Canonical protocol specification — human-readable Markdown defining every state variable, action, guard, effect, and correctness property
TLA+ formal model — independently verified against all safety and liveness properties
Fizzbee formal model — second independent verification
Reference implementation — S3-Queue, a distributed message queue built entirely from the spec on S3-compatible object storage

We've also included the Coordination-Delegated Task Claiming Protocol — a second formally verified protocol in the same family for distributed task execution.

https://github.com/lakestream-io/leaderless-log-protocol

What's Next: The Open-Source Roadmap

We want to be transparent about what's coming and when. The streaming ecosystem doesn't need yet another Kafka fork — it needs a solid foundation that the community can build on and reason about. That's why we're open-sourcing in this order: core protocol specs (today), then the core Ursa storage library, and UFK in the next 9 months.

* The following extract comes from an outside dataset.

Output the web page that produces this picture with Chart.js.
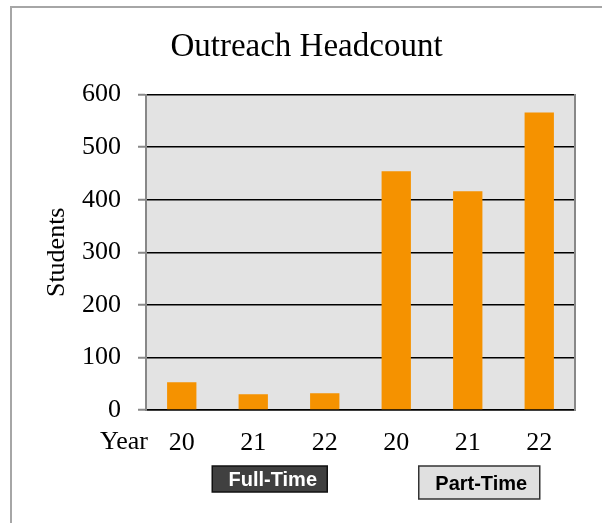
<!DOCTYPE html>
<html>
<head>
<meta charset="utf-8">
<script src="https://cdn.jsdelivr.net/npm/chart.js@4"></script>
<style>
  html, body { margin: 0; padding: 0; background: #fff; }
  canvas { display: block; }
</style>
</head>
<body>
<canvas id="headcountChart" width="602" height="523"></canvas>
<script>
// data
const years = ['20', '21', '22', '20', '21', '22'];
const students = [53, 30, 32, 454, 416, 566];
const groups = ['Full-Time', 'Part-Time'];
const yTicks = [0, 100, 200, 300, 400, 500, 600];

const serif = '"Liberation Serif", "Times New Roman", serif';
const sans = '"Liberation Sans", Arial, sans-serif';

// look of the two group boxes under the axis (one per group)
const groupBoxStyles = [
  { dx: -41, y: 466, w: 115, h: 26, fill: '#404040', stroke: '#111', text: '#fff', tx: 3, baseline: 486 },
  { dx: -49, y: 466, w: 121, h: 33, fill: '#e0e0e0', stroke: '#333', text: '#000', tx: 2, baseline: 490 }
];

const decorations = {
  id: 'decorations',
  beforeDraw(chart) {
    const { ctx, chartArea } = chart;
    ctx.save();
    ctx.fillStyle = '#e3e3e3';
    ctx.fillRect(chartArea.left, chartArea.top, chartArea.right - chartArea.left, chartArea.bottom - chartArea.top);
    // outer frame, runs off the right and bottom edges
    ctx.strokeStyle = '#a6a6a6';
    ctx.lineWidth = 2;
    ctx.beginPath();
    ctx.moveTo(11, chart.height + 5);
    ctx.lineTo(11, 7);
    ctx.lineTo(chart.width + 5, 7);
    ctx.stroke();
    ctx.restore();
  },
  afterDraw(chart) {
    const { ctx, chartArea } = chart;
    const x = chart.scales.x;
    ctx.save();
    ctx.fillStyle = '#000';
    ctx.font = '26px ' + serif;
    ctx.textAlign = 'right';
    ctx.textBaseline = 'alphabetic';
    ctx.fillText('Year', chartArea.left + 2, 449);

    groups.forEach((name, g) => {
      const st = groupBoxStyles[g];
      const mid = x.getPixelForTick(g * 3 + 1);
      const left = mid + st.dx;
      ctx.fillStyle = st.fill;
      ctx.fillRect(left, st.y, st.w, st.h);
      ctx.strokeStyle = st.stroke;
      ctx.lineWidth = 1.5;
      ctx.strokeRect(left, st.y, st.w, st.h);
      ctx.fillStyle = st.text;
      ctx.font = 'bold 20px ' + sans;
      ctx.textAlign = 'center';
      ctx.textBaseline = 'alphabetic';
      ctx.fillText(name, left + st.w / 2 + st.tx, st.baseline);
    });
    ctx.restore();
  }
};

new Chart(document.getElementById('headcountChart'), {
  type: 'bar',
  data: {
    labels: years,
    datasets: [{
      label: 'Students',
      data: students,
      backgroundColor: '#f59200',
      borderWidth: 0,
      categoryPercentage: 1,
      barPercentage: 0.41
    }]
  },
  options: {
    responsive: false,
    animation: false,
    devicePixelRatio: 1,
    layout: {
      padding: { left: 11, right: 0, top: 0, bottom: 0 }
    },
    plugins: {
      legend: { display: false },
      tooltip: { enabled: false },
      title: {
        display: true,
        text: 'Outreach Headcount',
        color: '#000',
        font: { family: serif, size: 33, weight: 'normal' },
        padding: { top: 28, bottom: 27 }
      }
    },
    scales: {
      x: {
        grid: { display: false, drawTicks: false },
        border: { display: true, color: '#000', width: 1.5 },
        ticks: {
          color: '#000',
          padding: 18,
          font: { family: serif, size: 26 }
        },
        afterFit: function(scale) {
          scale.height = 113;
        }
      },
      y: {
        min: 0,
        max: 600,
        afterBuildTicks: function(scale) {
          scale.ticks = yTicks.map((v) => ({ value: v }));
        },
        grid: {
          color: '#000',
          lineWidth: 1.5,
          tickColor: '#888',
          tickWidth: 2,
          tickLength: 8
        },
        border: { display: true, color: '#888', width: 2 },
        ticks: {
          color: '#000',
          padding: 17,
          font: { family: serif, size: 26 }
        },
        title: {
          display: true,
          text: 'Students',
          color: '#000',
          font: { family: serif, size: 26 },
          padding: { top: 31, bottom: 0 }
        },
        afterFit: function(scale) {
          scale.width = 135;
        }
      },
      y2: {
        position: 'right',
        min: 0,
        max: 600,
        grid: { display: false, drawTicks: false },
        ticks: { display: false },
        border: { display: true, color: '#888', width: 2 },
        afterFit: function(scale) {
          scale.width = 27;
        }
      }
    }
  },
  plugins: [decorations]
});
</script>
</body>
</html>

Why this way? Because we believe the industry needs a stream storage standard more than it needs another Kafka fork. If we open-source the code first, people will focus on the code. If we open-source the specs first, people will focus on the design. That's where the real value is, and that's where the real conversation should be. We want the community to engage with the protocol, challenge our design decisions, and potentially adopt the spec for their own systems, before the discussion gets anchored to one particular implementation.

We have two deeper technical blog posts coming — one on the protocol itself and one on the AI-augmented development workflow — for those who want to go deeper into the formal verification and the protocol-first development approach. Subscribe to our blog at streamnative.io/blog so you don't miss them.

We invite the distributed systems community to review, critique, extend, and build on this work. Take the spec. Hand it to your AI coding agent. Build something reliable.